▶ [Stated task]
Begin with the first line below and retype each line exactly through the line containing "import plotly.graph_objects as go". Any pictures are to be left out.
[START OF Material provided]
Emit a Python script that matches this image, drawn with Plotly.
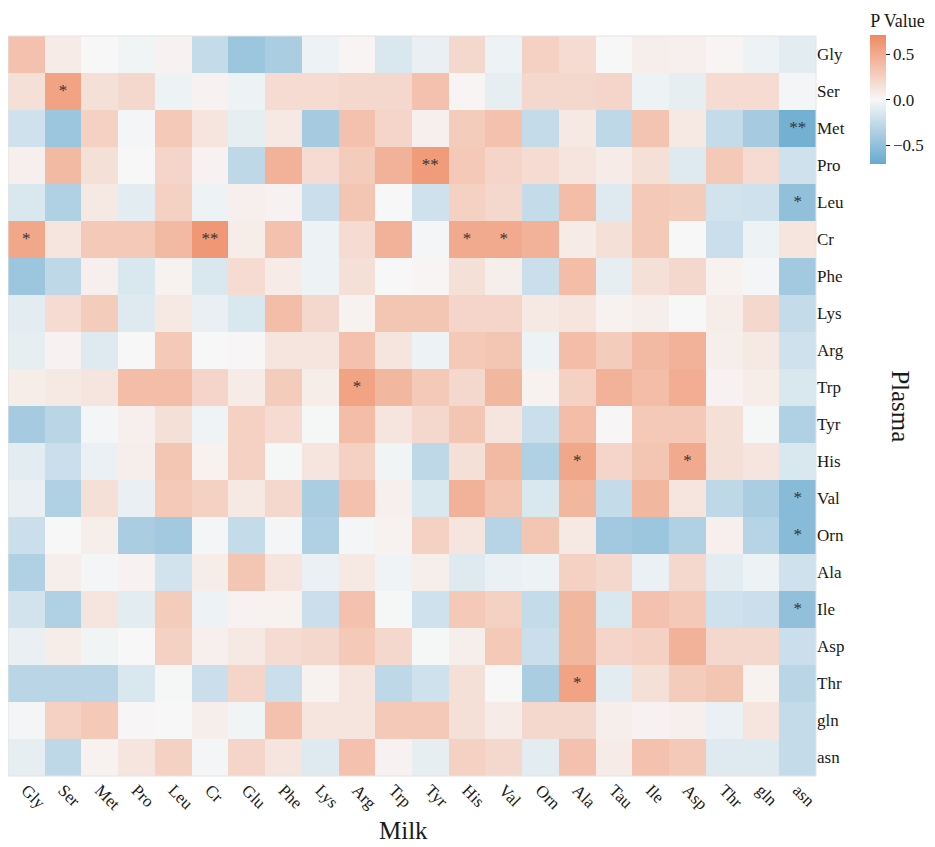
import plotly.graph_objects as go

# Milk amino acids (columns) vs plasma amino acids (rows)
milk = ["Gly", "Ser", "Met", "Pro", "Leu", "Cr", "Glu", "Phe", "Lys", "Arg", "Trp",
        "Tyr", "His", "Val", "Orn", "Ala", "Tau", "Ile", "Asp", "Thr", "gln", "asn"]
plasma = ["Gly", "Ser", "Met", "Pro", "Leu", "Cr", "Phe", "Lys", "Arg", "Trp", "Tyr",
          "His", "Val", "Orn", "Ala", "Ile", "Asp", "Thr", "gln", "asn"]

# correlation values, one list per plasma row
r_gly = [0.35, 0.08, 0.0, -0.03, 0.03, -0.25, -0.45, -0.38, -0.05, 0.02, -0.15, -0.07, 0.2, -0.05, 0.25, 0.18, 0.0, 0.06, 0.05, 0.02, -0.05, -0.1]
r_ser = [0.15, 0.55, 0.15, 0.2, -0.05, 0.03, -0.05, 0.18, 0.18, 0.2, 0.2, 0.35, 0.02, -0.08, 0.2, 0.2, 0.22, -0.05, -0.08, 0.18, 0.18, -0.02]
r_met = [-0.2, -0.45, 0.25, -0.02, 0.3, 0.12, -0.08, 0.1, -0.4, 0.35, 0.22, 0.05, 0.28, 0.35, -0.25, 0.1, -0.28, 0.33, 0.1, -0.25, -0.4, -0.65]
r_pro = [0.05, 0.4, 0.15, 0.0, 0.22, 0.03, -0.28, 0.45, 0.18, 0.28, 0.45, 0.6, 0.3, 0.22, 0.18, 0.12, 0.08, 0.15, -0.12, 0.3, 0.18, -0.2]
r_leu = [-0.15, -0.35, 0.1, -0.1, 0.25, -0.05, 0.05, 0.03, -0.22, 0.32, 0.0, -0.2, 0.25, 0.2, -0.25, 0.38, -0.12, 0.3, 0.28, -0.18, -0.2, -0.5]
r_cr = [0.52, 0.12, 0.3, 0.3, 0.4, 0.62, 0.07, 0.35, -0.05, 0.18, 0.45, -0.02, 0.5, 0.5, 0.45, 0.08, 0.15, 0.3, 0.0, -0.22, -0.05, 0.12]
r_phe = [-0.45, -0.28, 0.05, -0.15, 0.04, -0.15, 0.18, 0.08, -0.05, 0.15, 0.0, 0.02, 0.15, 0.06, -0.22, 0.38, -0.08, 0.15, 0.2, 0.04, -0.02, -0.42]
r_lys = [-0.1, 0.18, 0.28, -0.12, 0.1, -0.07, -0.15, 0.38, 0.2, 0.04, 0.32, 0.32, 0.22, 0.22, 0.1, 0.12, 0.04, 0.06, 0.0, 0.07, 0.2, -0.25]
r_arg = [-0.08, 0.03, -0.12, 0.0, 0.3, 0.0, 0.01, 0.12, 0.12, 0.35, 0.12, -0.05, 0.3, 0.32, -0.05, 0.38, 0.28, 0.4, 0.45, 0.06, 0.1, -0.2]
r_trp = [0.07, 0.1, 0.12, 0.38, 0.38, 0.22, 0.08, 0.28, 0.07, 0.55, 0.42, 0.3, 0.2, 0.42, 0.04, 0.25, 0.45, 0.38, 0.48, 0.03, 0.07, -0.15]
r_tyr = [-0.4, -0.3, -0.02, 0.05, 0.15, -0.04, 0.25, 0.18, -0.01, 0.38, 0.12, 0.2, 0.32, 0.12, -0.22, 0.38, 0.01, 0.3, 0.3, 0.15, -0.01, -0.35]
r_his = [-0.1, -0.22, -0.06, 0.06, 0.32, 0.04, 0.25, -0.01, 0.12, 0.25, -0.03, -0.28, 0.15, 0.4, -0.35, 0.52, 0.22, 0.32, 0.5, 0.15, 0.12, -0.15]
r_val = [-0.07, -0.35, 0.15, -0.07, 0.3, 0.25, 0.1, 0.2, -0.38, 0.35, 0.05, -0.15, 0.45, 0.32, -0.15, 0.42, -0.25, 0.42, 0.12, -0.28, -0.38, -0.55]
r_orn = [-0.22, 0.0, 0.06, -0.38, -0.42, -0.02, -0.25, -0.02, -0.35, -0.02, 0.04, 0.25, 0.12, -0.32, 0.32, 0.1, -0.42, -0.45, -0.35, 0.05, -0.32, -0.55]
r_ala = [-0.35, 0.06, -0.02, 0.03, -0.18, 0.07, 0.32, 0.12, -0.06, 0.1, -0.04, 0.06, -0.12, -0.06, -0.05, 0.25, 0.2, -0.06, 0.2, -0.1, -0.05, -0.2]
r_ile = [-0.18, -0.35, 0.12, -0.1, 0.28, -0.05, 0.03, 0.04, -0.22, 0.35, -0.01, -0.2, 0.3, 0.25, -0.25, 0.42, -0.15, 0.35, 0.3, -0.2, -0.22, -0.5]
r_asp = [-0.07, 0.07, -0.03, 0.0, 0.25, 0.05, 0.1, 0.18, 0.2, 0.3, 0.2, -0.01, 0.06, 0.3, -0.22, 0.42, 0.22, 0.25, 0.45, 0.2, 0.2, -0.22]
r_thr = [-0.3, -0.3, -0.3, -0.15, -0.01, -0.22, 0.22, -0.22, 0.04, 0.12, -0.28, -0.2, 0.15, 0.0, -0.38, 0.55, -0.1, 0.15, 0.28, 0.32, 0.04, -0.3]
r_gln = [-0.02, 0.25, 0.3, 0.01, 0.0, 0.06, -0.03, 0.35, 0.12, 0.12, 0.3, 0.3, 0.15, 0.08, 0.2, 0.2, 0.06, 0.03, 0.05, -0.06, 0.12, -0.25]
r_asn = [-0.08, -0.28, 0.04, 0.12, 0.25, -0.02, 0.22, 0.12, -0.12, 0.35, 0.03, -0.08, 0.25, 0.2, -0.1, 0.35, 0.08, 0.35, 0.3, -0.12, -0.12, -0.25]

z = [r_gly, r_ser, r_met, r_pro, r_leu, r_cr, r_phe, r_lys, r_arg, r_trp,
     r_tyr, r_his, r_val, r_orn, r_ala, r_ile, r_asp, r_thr, r_gln, r_asn]

# significance marks: (plasma row, milk column, label)
sig_rows = ["Ser", "Met", "Pro", "Leu", "Cr", "Cr", "Cr", "Cr", "Trp", "His", "His", "Val", "Orn", "Ile", "Thr"]
sig_cols = ["Ser", "asn", "Tyr", "asn", "Gly", "Cr", "His", "Val", "Arg", "Ala", "Asp", "asn", "asn", "asn", "Ala"]
sig_text = ["*", "**", "**", "*", "*", "**", "*", "*", "*", "*", "*", "*", "*", "*", "*"]

FONT = "'Liberation Serif', 'Times New Roman', serif"
TXT = "#1a1a1a"

fig = go.Figure()

fig.add_trace(go.Heatmap(
    z=z, x=milk, y=plasma,
    zmin=-0.71, zmax=0.71,
    colorscale=[[0, "#67A9CF"], [0.5, "#F7F7F7"], [1, "#EF8A62"]],
    xgap=0, ygap=0,
    colorbar=dict(
        title=dict(text="P Value", side="top", font=dict(family=FONT, size=18, color=TXT)),
        x=1.067, xanchor="left", xpad=0,
        y=1.035, yanchor="top", ypad=0,
        len=0.208, lenmode="fraction",
        thickness=16,
        outlinewidth=0,
        tickvals=[-0.5, 0, 0.5],
        tickformat=".1f",
        ticks="outside", ticklen=4, tickcolor=TXT,
        tickfont=dict(family=FONT, size=17, color=TXT),
    ),
))

fig.add_trace(go.Scatter(
    x=sig_cols, y=sig_rows, text=sig_text,
    mode="text", textposition="middle center",
    textfont=dict(family=FONT, size=17, color="#333333"),
    showlegend=False, hoverinfo="skip",
))

fig.update_xaxes(
    type="category", categoryorder="array", categoryarray=milk,
    range=[-0.5, len(milk) - 0.5],
    tickangle=45, ticks="", showgrid=False, zeroline=False, automargin=False,
    tickfont=dict(family=FONT, size=17, color=TXT),
)
fig.update_yaxes(
    type="category", categoryorder="array", categoryarray=plasma,
    range=[len(plasma) - 0.5, -0.5],
    side="right", ticks="", showgrid=False, zeroline=False, automargin=False,
    tickfont=dict(family=FONT, size=17, color=TXT),
)

# faint frame round the grid
fig.add_shape(type="rect", xref="paper", yref="paper", x0=0, x1=1, y0=0, y1=1,
              line=dict(color="#e4e4e4", width=1))

fig.add_annotation(text="Milk", xref="paper", yref="paper", x=0.49, y=-0.073,
                   xanchor="center", yanchor="middle", showarrow=False,
                   font=dict(family=FONT, size=25, color=TXT))
fig.add_annotation(text="Plasma", xref="paper", yref="paper", x=1.105, y=0.5,
                   xanchor="center", yanchor="middle", textangle=90, showarrow=False,
                   font=dict(family=FONT, size=25, color=TXT))

# page body adds 8px, so the figure is that much smaller than the window
fig.update_layout(
    width=927, height=839,
    margin=dict(l=0, r=119, t=28, b=71, autoexpand=False),
    plot_bgcolor="white", paper_bgcolor="white",
    showlegend=False,
)

fig.write_html("out.html")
[END OF Material provided]
▶ [Solution for this task]
Emit a Python script that matches this image, drawn with Plotly.
import plotly.graph_objects as go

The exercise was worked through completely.